Exposing the artifice of display, searching for authentic encounters with the "real": these enigmas have occupied Hutchins, 37, since she began her MFA at the School of the Art Institute of Chicago, in 1997. Her artworks speak the self-conscious vernacular of punk rock: they are intentionally unskillful and emotionally raw, scrapped together from cheap cardboard, newspaper, and glitter. Hutchins calls them "guttural upchucks." But in their awkward materiality, they betray an awareness of the gaze that brings them into being — following not just Oppen, but also punk icon Richard Hell, whose onetime slogan "You make me" Hutchins borrowed for the title of her most recent show at Derek Eller Gallery in New York.

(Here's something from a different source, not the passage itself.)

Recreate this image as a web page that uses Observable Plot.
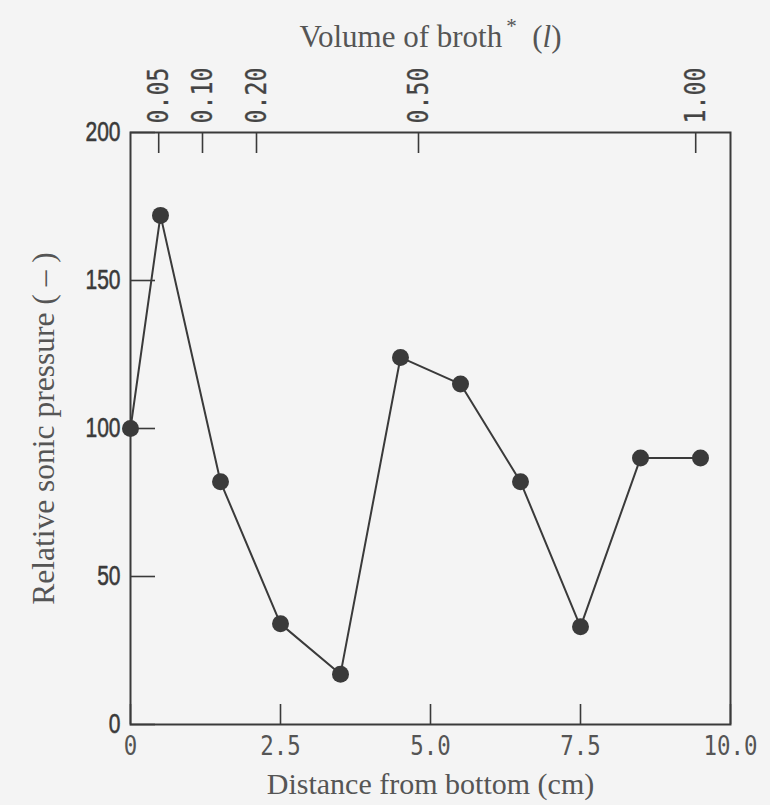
<!DOCTYPE html>
<html>
<head>
<meta charset="utf-8">
<script src="https://cdn.jsdelivr.net/npm/d3@7"></script>
<script src="https://cdn.jsdelivr.net/npm/@observablehq/plot@0.6"></script>
<style>
  html, body { margin: 0; padding: 0; background: #f4f4f4; }
  #chart svg { display: block; }
</style>
</head>
<body>
<div id="chart"></div>
<script>
// Measured sonic pressure along the height of the vessel
const distance = [0, 0.5, 1.5, 2.5, 3.5, 4.5, 5.5, 6.5, 7.5, 8.5, 9.5];
const pressure = [100, 172, 82, 34, 17, 124, 115, 82, 33, 90, 90];

// Axis ticks
const distanceTicks = [0, 2.5, 5, 7.5, 10];
const pressureTicks = [0, 50, 100, 150, 200];

// Broth volume scale on the top edge (volume reached at a given distance)
const volumeLabels = ["0.05", "0.10", "0.20", "0.50", "1.00"];
const volumeAt = [0.47, 1.2, 2.1, 4.8, 9.42];

const xTitle = "Distance from bottom (cm)";
const yTitle = "Relative sonic pressure ( – )";
const topTitle = "Volume of broth* (l)";

const points = distance.map((d, i) => ({distance: d, pressure: pressure[i]}));

const ink = "#3a3a3a";
const soft = "#555";
const serif = "'Liberation Serif', 'Times New Roman', serif";

const chart = Plot.plot({
  width: 770,
  height: 805,
  marginLeft: 130,
  marginRight: 40,
  marginTop: 132,
  marginBottom: 81,
  style: {background: "#f4f4f4", color: ink, overflow: "visible"},
  x: {domain: [0, 10]},
  y: {domain: [0, 200]},
  marks: [
    Plot.axisY(pressureTicks, {
      anchor: "left", tickSize: -25, tickPadding: 35, strokeWidth: 1.6,
      tickFormat: d => String(d), label: null,
      fontSize: 28, fontFamily: "'Liberation Sans', Arial, sans-serif", fill: ink,
      textStroke: ink, textStrokeWidth: 0.6
    }),
    Plot.axisX(distanceTicks, {
      anchor: "bottom", tickSize: -20, tickPadding: 31, strokeWidth: 1.6,
      tickFormat: d => d === 0 ? "0" : d.toFixed(1), label: null,
      fontSize: 27, fontFamily: "'DejaVu Sans Mono', monospace", fill: soft
    }),
    Plot.axisX(volumeAt, {
      anchor: "top", tickSize: -20, tickPadding: 29, strokeWidth: 1.6, tickRotate: -90,
      tickFormat: d => volumeLabels[volumeAt.indexOf(d)], label: null,
      fontSize: 29, fontFamily: "'DejaVu Sans Mono', monospace", fill: "#444",
      textStroke: "#444", textStrokeWidth: 0.3
    }),
    Plot.frame({stroke: ink, strokeWidth: 2}),
    Plot.line(points, {x: "distance", y: "pressure", stroke: ink, strokeWidth: 2}),
    Plot.dot(points, {x: "distance", y: "pressure", r: 8.5, fill: ink}),
    Plot.text([xTitle], {frameAnchor: "bottom", dy: 60, lineAnchor: "middle", textAnchor: "middle", text: d => d, fontSize: 30, fontFamily: serif, fill: soft}),
    Plot.text([yTitle], {frameAnchor: "left", dx: -87, rotate: -90, lineAnchor: "middle", textAnchor: "middle", text: d => d, fontSize: 31.5, fontFamily: serif, fill: soft}),
    Plot.text([topTitle], {frameAnchor: "top", dy: -95, lineAnchor: "middle", textAnchor: "middle", text: d => d, fontSize: 31, fontFamily: serif, fill: soft})
  ]
});

document.getElementById("chart").appendChild(chart);

// Narrow the tick-label glyphs along their baseline
const svg = d3.select(chart);
function squeeze(selector, sx) {
  svg.selectAll(selector).each(function () {
    const t = this.getAttribute("transform") || "";
    this.setAttribute("transform", t + ` scale(${sx},1)`);
  });
}
squeeze('g[aria-label="y-axis tick label"] text', 0.75);
squeeze('g[aria-label="x-axis tick label"] text', 0.83);

// Superscript asterisk and italic unit in the volume title
svg.selectAll("text").filter(function () { return this.textContent === topTitle; }).each(function () {
  const t = d3.select(this);
  t.text(null);
  t.append("tspan").text("Volume of broth");
  t.append("tspan").attr("dx", 4).attr("dy", -14).attr("font-size", 21).text("*");
  t.append("tspan").attr("dy", 14).text("  (");
  t.append("tspan").attr("font-style", "italic").text("l");
  t.append("tspan").text(")");
});

// The top scale labels are narrower than the bottom ones along their length
svg.selectAll('g[aria-label="x-axis tick label"]').each(function () {
  const texts = d3.select(this).selectAll("text");
  if (texts.size() && volumeLabels.includes(texts.nodes()[0].textContent)) {
    texts.each(function () {
      // undo the bottom-axis squeeze and apply the top-axis one
      const t = this.getAttribute("transform").replace(/ scale\([^)]*\)$/, "");
      this.setAttribute("transform", t + " scale(0.8,1)");
    });
  }
});
</script>
</body>
</html>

In the past decade, Hutchins has investigated all manner of ways in which people and things make, and unmake, each other. For instance, identity becomes a matter of fragile codependency in Keith and Anita (1998), a portrait of a rock ’n’ roll celebrity couple as two cardboard six-pack beer cartons wrapped side-by-side in papier-mâché and glitter. Media spectacle focuses collective emotion in Darryl’s Tears (2001), an installation of pinned-up newspaper clippings chronicling the public’s sympathetic fascination with baseball player Darryl Strawberry and his bout with drug addiction (cut-out pictures of butterflies stud the pages like a crowd’s encouraging cheers). About three years ago, Hutchins uprooted herself from New York, where she had lived for six years, moved to Portland, Oregon, started a family, and took up clay sculpture, turning the high-ceilinged garage a few yards from her house into a studio. With this more hands-on approach to the process of making, Hutchins’s accustomed tone of fragility and tentativeness butted against more certain tendencies. She had begun making large, commanding sculptures in 2004 that connoted crashing waves and ponderous mountains. Her newer works were also contemplative objects, but they invoked even more overtly spiritual themes. Several were based on the pillar of St. Simeon Stylite, a first-century ad Arab Christian ascetic saint known for living on a platform atop a pillar. Hutchins’s "stylites" are rough cylinders stacked precariously on lumpy bases, poignantly reaching for the sky. Other sculptures of the same year referenced ancient Chinese scholars’ rocks, which Hutchins reinterpreted as simple glazed-ceramic cups perched on rugged, painted papier-mâché stands.

Lately though, the visceral facts of home and motherhood have come to the fore. Some recent curatorial efforts have positioned Hutchins’s work within histories of feminism and craft, associations Hutchins doesn’t shy away from, despite averring that she hasn’t "intentionally addressed" feminist issues in her work — and despite what would seem more obvious links to the work of such figures as Claes Oldenberg, Franz West, and Rachel Harrison, artists who’ve broadly (and sometimes hilariously) explored how visual forms regulate identity and desire. "My art deals with the experience of being me," Hutchins remarks. "Motherhood and being an artist are the experiences that have mattered to me more than anything." A video from 2004 consists of a diaristic tour of Hutchins’s garden, and more recent furniture-based sculpture has sprung from an awareness of "women’s bodies, bodies as food, bodies as domestic furniture, as support," Hutchins explains. The base of Loveseat and Bowls (2008), for instance, is a tattered floral-print sofa, which supports a heap of paint-smudged plaster, on which five clumsy ceramic crocks nest, their surfaces glazed in acid yellows and rich browns. On one level this sculpture seems to present itself as a record of its own failed process — a crude still life superimposed on a bloated figure — yet the clay vessels, with their glistening upturned mouths, breathe fresh life back into the system.